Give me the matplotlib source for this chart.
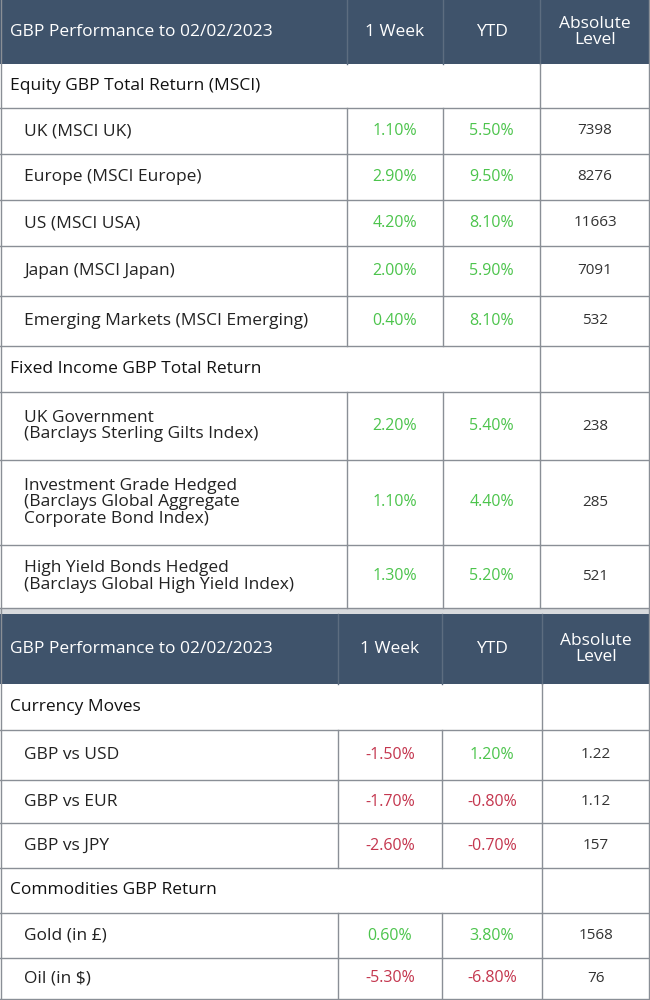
import matplotlib.pyplot as plt
from matplotlib.patches import Rectangle

# data
header = ["GBP Performance to 02/02/2023", "1 Week", "YTD", "Absolute\nLevel"]
sec1 = "Equity GBP Total Return (MSCI)"
eq_names = ["UK (MSCI UK)", "Europe (MSCI Europe)", "US (MSCI USA)", "Japan (MSCI Japan)",
            "Emerging Markets (MSCI Emerging)"]
eq_week = ["1.10%", "2.90%", "4.20%", "2.00%", "0.40%"]
eq_ytd = ["5.50%", "9.50%", "8.10%", "5.90%", "8.10%"]
eq_level = ["7398", "8276", "11663", "7091", "532"]
sec2 = "Fixed Income GBP Total Return"
fi_names = ["UK Government\n(Barclays Sterling Gilts Index)",
            "Investment Grade Hedged\n(Barclays Global Aggregate\nCorporate Bond Index)",
            "High Yield Bonds Hedged\n(Barclays Global High Yield Index)"]
fi_week = ["2.20%", "1.10%", "1.30%"]
fi_ytd = ["5.40%", "4.40%", "5.20%"]
fi_level = ["238", "285", "521"]
sec3 = "Currency Moves"
fx_names = ["GBP vs USD", "GBP vs EUR", "GBP vs JPY"]
fx_week = ["-1.50%", "-1.70%", "-2.60%"]
fx_ytd = ["1.20%", "-0.80%", "-0.70%"]
fx_level = ["1.22", "1.12", "157"]
sec4 = "Commodities GBP Return"
cm_names = ["Gold (in £)", "Oil (in $)"]
cm_week = ["0.60%", "-5.30%"]
cm_ytd = ["3.80%", "-6.80%"]
cm_level = ["1568", "76"]

HDR = "#3f536b"
GREEN = "#4cc44c"
RED = "#c4364e"
LINE = "#8a8f96"
plt.rcParams['font.family'] = ['Open Sans', 'DejaVu Sans']

fig = plt.figure(figsize=(6.5, 10), dpi=100)
ax = fig.add_axes([0, 0, 1, 1])
ax.set_xlim(0, 650)
ax.set_ylim(1000, 0)
ax.axis("off")


def col(v):
    return RED if v.startswith("-") else GREEN


def header_row(y0, y1, xs):
    edges = xs + [650]
    ax.add_patch(Rectangle((0, y0), 650, y1 - y0, color=HDR, lw=0))
    ym = (y0 + y1) / 2
    ax.text(10, ym, header[0], color="white", fontsize=12.5, va="center", ha="left")
    for i in range(3):
        cx = (edges[i] + edges[i + 1]) / 2
        ax.text(cx, ym, header[i + 1], color="white", fontsize=12.5, va="center", ha="center",
                linespacing=0.95)
        ax.plot([edges[i], edges[i]], [y0, y1], color="#5d6d80", lw=1)


def section_row(y0, y1, xs, title):
    ax.text(10, (y0 + y1) / 2, title, fontsize=12.5, va="center", color="#111111")
    ax.plot([xs[2], xs[2]], [y0, y1], color=LINE, lw=1)
    ax.plot([0, 650], [y1, y1], color=LINE, lw=1)


def data_rows(bounds, xs, names, week, ytd, level):
    for k in range(len(names)):
        y0, y1 = bounds[k], bounds[k + 1]
        ym = (y0 + y1) / 2
        ax.text(24, ym, names[k], fontsize=12.5, va="center", color="#222222", linespacing=1.05)
        ax.text((xs[0] + xs[1]) / 2, ym, week[k], fontsize=11.5, ha="center", va="center", color=col(week[k]))
        ax.text((xs[1] + xs[2]) / 2, ym, ytd[k], fontsize=11.5, ha="center", va="center", color=col(ytd[k]))
        ax.text((xs[2] + 650) / 2, ym, level[k], fontsize=11, ha="center", va="center", color="#333333")
        for x in xs:
            ax.plot([x, x], [y0, y1], color=LINE, lw=1)
        ax.plot([0, 650], [y1, y1], color=LINE, lw=1)


xs1 = [347, 443, 540]
header_row(0, 64, xs1)
section_row(64, 108, xs1, sec1)
data_rows([108, 154, 200, 246, 296, 346], xs1, eq_names, eq_week, eq_ytd, eq_level)
section_row(346, 392, xs1, sec2)
data_rows([392, 460, 545, 608], xs1, fi_names, fi_week, fi_ytd, fi_level)
ax.add_patch(Rectangle((0, 608), 650, 6, color="#d8dadd", lw=0))

xs2 = [338, 442, 542]
header_row(614, 684, xs2)
section_row(684, 730, xs2, sec3)
data_rows([730, 780, 823, 868], xs2, fx_names, fx_week, fx_ytd, fx_level)
section_row(868, 913, xs2, sec4)
data_rows([913, 958, 999], xs2, cm_names, cm_week, cm_ytd, cm_level)
ax.plot([1, 1], [0, 1000], color=LINE, lw=1)
ax.plot([649, 649], [0, 1000], color=LINE, lw=1)

fig.savefig("out.png", dpi=100, facecolor="white")
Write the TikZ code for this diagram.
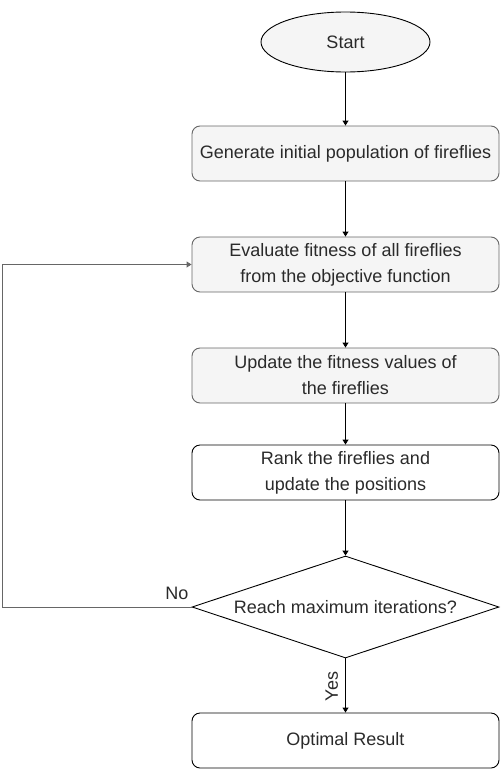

Your instructions:
Skip the pictures. Restate exactly the lines from the start of the entries through the line containing "from matplotlib.patches import Rectangle", both ends included.

Final answer:
Give me the matplotlib source for this chart.
import matplotlib.pyplot as plt
from matplotlib.patches import Rectangle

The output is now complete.